╭─ Material

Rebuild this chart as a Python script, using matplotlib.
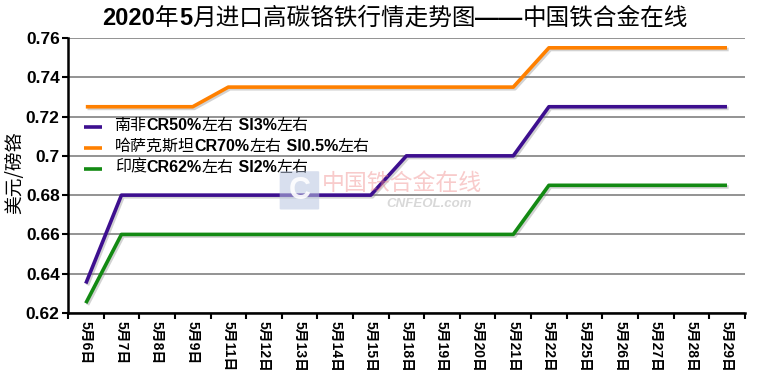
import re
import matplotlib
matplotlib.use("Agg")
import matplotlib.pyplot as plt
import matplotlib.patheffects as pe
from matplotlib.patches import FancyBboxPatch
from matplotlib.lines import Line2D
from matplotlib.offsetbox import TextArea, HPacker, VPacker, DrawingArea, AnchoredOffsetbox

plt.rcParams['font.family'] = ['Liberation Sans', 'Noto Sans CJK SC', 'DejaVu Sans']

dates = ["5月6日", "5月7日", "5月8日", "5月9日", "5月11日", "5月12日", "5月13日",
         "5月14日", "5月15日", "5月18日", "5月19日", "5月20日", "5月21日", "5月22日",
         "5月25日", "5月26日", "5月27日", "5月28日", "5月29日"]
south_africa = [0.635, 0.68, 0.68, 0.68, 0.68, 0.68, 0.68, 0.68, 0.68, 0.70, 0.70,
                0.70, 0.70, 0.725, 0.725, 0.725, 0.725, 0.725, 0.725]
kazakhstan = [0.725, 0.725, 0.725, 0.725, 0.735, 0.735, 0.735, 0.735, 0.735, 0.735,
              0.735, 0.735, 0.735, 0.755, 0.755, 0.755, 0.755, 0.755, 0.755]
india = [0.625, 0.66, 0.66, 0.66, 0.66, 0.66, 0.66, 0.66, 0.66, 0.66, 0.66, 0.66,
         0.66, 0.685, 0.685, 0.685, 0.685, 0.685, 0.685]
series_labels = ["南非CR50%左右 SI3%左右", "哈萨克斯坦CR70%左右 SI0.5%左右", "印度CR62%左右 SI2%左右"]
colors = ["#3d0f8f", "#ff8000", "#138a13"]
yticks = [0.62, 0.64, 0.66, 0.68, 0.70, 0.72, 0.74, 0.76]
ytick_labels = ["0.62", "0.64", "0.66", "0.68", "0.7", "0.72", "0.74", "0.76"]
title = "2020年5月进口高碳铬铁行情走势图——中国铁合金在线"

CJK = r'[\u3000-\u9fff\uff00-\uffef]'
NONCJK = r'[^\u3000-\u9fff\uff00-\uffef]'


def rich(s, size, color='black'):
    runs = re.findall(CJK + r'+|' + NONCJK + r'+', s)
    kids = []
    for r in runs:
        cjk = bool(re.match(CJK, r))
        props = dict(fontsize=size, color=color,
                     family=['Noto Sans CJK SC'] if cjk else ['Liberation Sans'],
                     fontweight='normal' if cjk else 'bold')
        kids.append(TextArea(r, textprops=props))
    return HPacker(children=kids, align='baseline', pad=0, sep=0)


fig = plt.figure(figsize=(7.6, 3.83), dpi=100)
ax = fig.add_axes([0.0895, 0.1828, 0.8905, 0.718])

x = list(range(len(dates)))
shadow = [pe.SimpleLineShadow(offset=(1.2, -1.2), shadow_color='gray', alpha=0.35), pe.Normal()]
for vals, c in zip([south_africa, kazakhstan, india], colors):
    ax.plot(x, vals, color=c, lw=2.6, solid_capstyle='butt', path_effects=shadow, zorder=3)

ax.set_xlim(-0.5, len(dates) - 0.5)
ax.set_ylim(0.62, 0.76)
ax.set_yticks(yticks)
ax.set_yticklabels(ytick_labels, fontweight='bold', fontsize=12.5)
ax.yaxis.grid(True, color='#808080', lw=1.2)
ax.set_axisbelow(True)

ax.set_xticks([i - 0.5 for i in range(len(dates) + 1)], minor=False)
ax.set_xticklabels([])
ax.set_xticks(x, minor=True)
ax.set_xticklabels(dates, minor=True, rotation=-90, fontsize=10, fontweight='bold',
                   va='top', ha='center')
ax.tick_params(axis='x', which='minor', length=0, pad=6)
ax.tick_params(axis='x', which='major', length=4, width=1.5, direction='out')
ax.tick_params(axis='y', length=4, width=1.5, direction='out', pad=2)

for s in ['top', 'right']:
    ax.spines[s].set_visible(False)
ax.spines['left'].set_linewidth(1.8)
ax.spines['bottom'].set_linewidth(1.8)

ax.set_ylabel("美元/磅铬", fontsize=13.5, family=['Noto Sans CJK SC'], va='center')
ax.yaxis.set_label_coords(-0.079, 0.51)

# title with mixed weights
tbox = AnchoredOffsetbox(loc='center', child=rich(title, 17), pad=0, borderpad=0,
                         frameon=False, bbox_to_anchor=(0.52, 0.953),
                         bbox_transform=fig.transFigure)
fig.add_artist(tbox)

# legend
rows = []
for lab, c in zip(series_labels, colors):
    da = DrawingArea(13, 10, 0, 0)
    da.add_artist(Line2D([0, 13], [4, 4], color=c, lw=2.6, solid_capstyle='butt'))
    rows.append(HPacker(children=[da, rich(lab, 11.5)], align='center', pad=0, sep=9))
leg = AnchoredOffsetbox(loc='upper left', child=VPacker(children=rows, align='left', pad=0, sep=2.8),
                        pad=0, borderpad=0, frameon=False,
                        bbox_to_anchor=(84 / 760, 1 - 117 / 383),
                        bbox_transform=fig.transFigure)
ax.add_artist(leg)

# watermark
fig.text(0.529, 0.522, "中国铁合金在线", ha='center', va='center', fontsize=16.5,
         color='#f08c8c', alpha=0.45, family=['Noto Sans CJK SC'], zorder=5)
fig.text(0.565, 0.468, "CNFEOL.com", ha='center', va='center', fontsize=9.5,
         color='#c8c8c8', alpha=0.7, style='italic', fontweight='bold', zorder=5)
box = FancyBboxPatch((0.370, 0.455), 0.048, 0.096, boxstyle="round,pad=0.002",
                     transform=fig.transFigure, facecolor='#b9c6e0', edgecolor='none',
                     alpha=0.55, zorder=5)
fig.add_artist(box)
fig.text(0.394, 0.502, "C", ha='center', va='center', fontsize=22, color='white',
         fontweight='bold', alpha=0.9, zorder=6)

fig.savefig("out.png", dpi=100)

╰─

■ Exercise goal ■
Copy out all of the data word for word. Do not carry over any picture.

■ Solution ■
Rebuild this chart as a Python script, using matplotlib.
import re
import matplotlib
matplotlib.use("Agg")
import matplotlib.pyplot as plt
import matplotlib.patheffects as pe
from matplotlib.patches import FancyBboxPatch
from matplotlib.lines import Line2D
from matplotlib.offsetbox import TextArea, HPacker, VPacker, DrawingArea, AnchoredOffsetbox

plt.rcParams['font.family'] = ['Liberation Sans', 'Noto Sans CJK SC', 'DejaVu Sans']

dates = ["5月6日", "5月7日", "5月8日", "5月9日", "5月11日", "5月12日", "5月13日",
         "5月14日", "5月15日", "5月18日", "5月19日", "5月20日", "5月21日", "5月22日",
         "5月25日", "5月26日", "5月27日", "5月28日", "5月29日"]
south_africa = [0.635, 0.68, 0.68, 0.68, 0.68, 0.68, 0.68, 0.68, 0.68, 0.70, 0.70,
                0.70, 0.70, 0.725, 0.725, 0.725, 0.725, 0.725, 0.725]
kazakhstan = [0.725, 0.725, 0.725, 0.725, 0.735, 0.735, 0.735, 0.735, 0.735, 0.735,
              0.735, 0.735, 0.735, 0.755, 0.755, 0.755, 0.755, 0.755, 0.755]
india = [0.625, 0.66, 0.66, 0.66, 0.66, 0.66, 0.66, 0.66, 0.66, 0.66, 0.66, 0.66,
         0.66, 0.685, 0.685, 0.685, 0.685, 0.685, 0.685]
series_labels = ["南非CR50%左右 SI3%左右", "哈萨克斯坦CR70%左右 SI0.5%左右", "印度CR62%左右 SI2%左右"]
colors = ["#3d0f8f", "#ff8000", "#138a13"]
yticks = [0.62, 0.64, 0.66, 0.68, 0.70, 0.72, 0.74, 0.76]
ytick_labels = ["0.62", "0.64", "0.66", "0.68", "0.7", "0.72", "0.74", "0.76"]
title = "2020年5月进口高碳铬铁行情走势图——中国铁合金在线"

CJK = r'[\u3000-\u9fff\uff00-\uffef]'
NONCJK = r'[^\u3000-\u9fff\uff00-\uffef]'


def rich(s, size, color='black'):
    runs = re.findall(CJK + r'+|' + NONCJK + r'+', s)
    kids = []
    for r in runs:
        cjk = bool(re.match(CJK, r))
        props = dict(fontsize=size, color=color,
                     family=['Noto Sans CJK SC'] if cjk else ['Liberation Sans'],
                     fontweight='normal' if cjk else 'bold')
        kids.append(TextArea(r, textprops=props))
    return HPacker(children=kids, align='baseline', pad=0, sep=0)


fig = plt.figure(figsize=(7.6, 3.83), dpi=100)
ax = fig.add_axes([0.0895, 0.1828, 0.8905, 0.718])

x = list(range(len(dates)))
shadow = [pe.SimpleLineShadow(offset=(1.2, -1.2), shadow_color='gray', alpha=0.35), pe.Normal()]
for vals, c in zip([south_africa, kazakhstan, india], colors):
    ax.plot(x, vals, color=c, lw=2.6, solid_capstyle='butt', path_effects=shadow, zorder=3)

ax.set_xlim(-0.5, len(dates) - 0.5)
ax.set_ylim(0.62, 0.76)
ax.set_yticks(yticks)
ax.set_yticklabels(ytick_labels, fontweight='bold', fontsize=12.5)
ax.yaxis.grid(True, color='#808080', lw=1.2)
ax.set_axisbelow(True)

ax.set_xticks([i - 0.5 for i in range(len(dates) + 1)], minor=False)
ax.set_xticklabels([])
ax.set_xticks(x, minor=True)
ax.set_xticklabels(dates, minor=True, rotation=-90, fontsize=10, fontweight='bold',
                   va='top', ha='center')
ax.tick_params(axis='x', which='minor', length=0, pad=6)
ax.tick_params(axis='x', which='major', length=4, width=1.5, direction='out')
ax.tick_params(axis='y', length=4, width=1.5, direction='out', pad=2)

for s in ['top', 'right']:
    ax.spines[s].set_visible(False)
ax.spines['left'].set_linewidth(1.8)
ax.spines['bottom'].set_linewidth(1.8)

ax.set_ylabel("美元/磅铬", fontsize=13.5, family=['Noto Sans CJK SC'], va='center')
ax.yaxis.set_label_coords(-0.079, 0.51)

# title with mixed weights
tbox = AnchoredOffsetbox(loc='center', child=rich(title, 17), pad=0, borderpad=0,
                         frameon=False, bbox_to_anchor=(0.52, 0.953),
                         bbox_transform=fig.transFigure)
fig.add_artist(tbox)

# legend
rows = []
for lab, c in zip(series_labels, colors):
    da = DrawingArea(13, 10, 0, 0)
    da.add_artist(Line2D([0, 13], [4, 4], color=c, lw=2.6, solid_capstyle='butt'))
    rows.append(HPacker(children=[da, rich(lab, 11.5)], align='center', pad=0, sep=9))
leg = AnchoredOffsetbox(loc='upper left', child=VPacker(children=rows, align='left', pad=0, sep=2.8),
                        pad=0, borderpad=0, frameon=False,
                        bbox_to_anchor=(84 / 760, 1 - 117 / 383),
                        bbox_transform=fig.transFigure)
ax.add_artist(leg)

# watermark
fig.text(0.529, 0.522, "中国铁合金在线", ha='center', va='center', fontsize=16.5,
         color='#f08c8c', alpha=0.45, family=['Noto Sans CJK SC'], zorder=5)
fig.text(0.565, 0.468, "CNFEOL.com", ha='center', va='center', fontsize=9.5,
         color='#c8c8c8', alpha=0.7, style='italic', fontweight='bold', zorder=5)
box = FancyBboxPatch((0.370, 0.455), 0.048, 0.096, boxstyle="round,pad=0.002",
                     transform=fig.transFigure, facecolor='#b9c6e0', edgecolor='none',
                     alpha=0.55, zorder=5)
fig.add_artist(box)
fig.text(0.394, 0.502, "C", ha='center', va='center', fontsize=22, color='white',
         fontweight='bold', alpha=0.9, zorder=6)

fig.savefig("out.png", dpi=100)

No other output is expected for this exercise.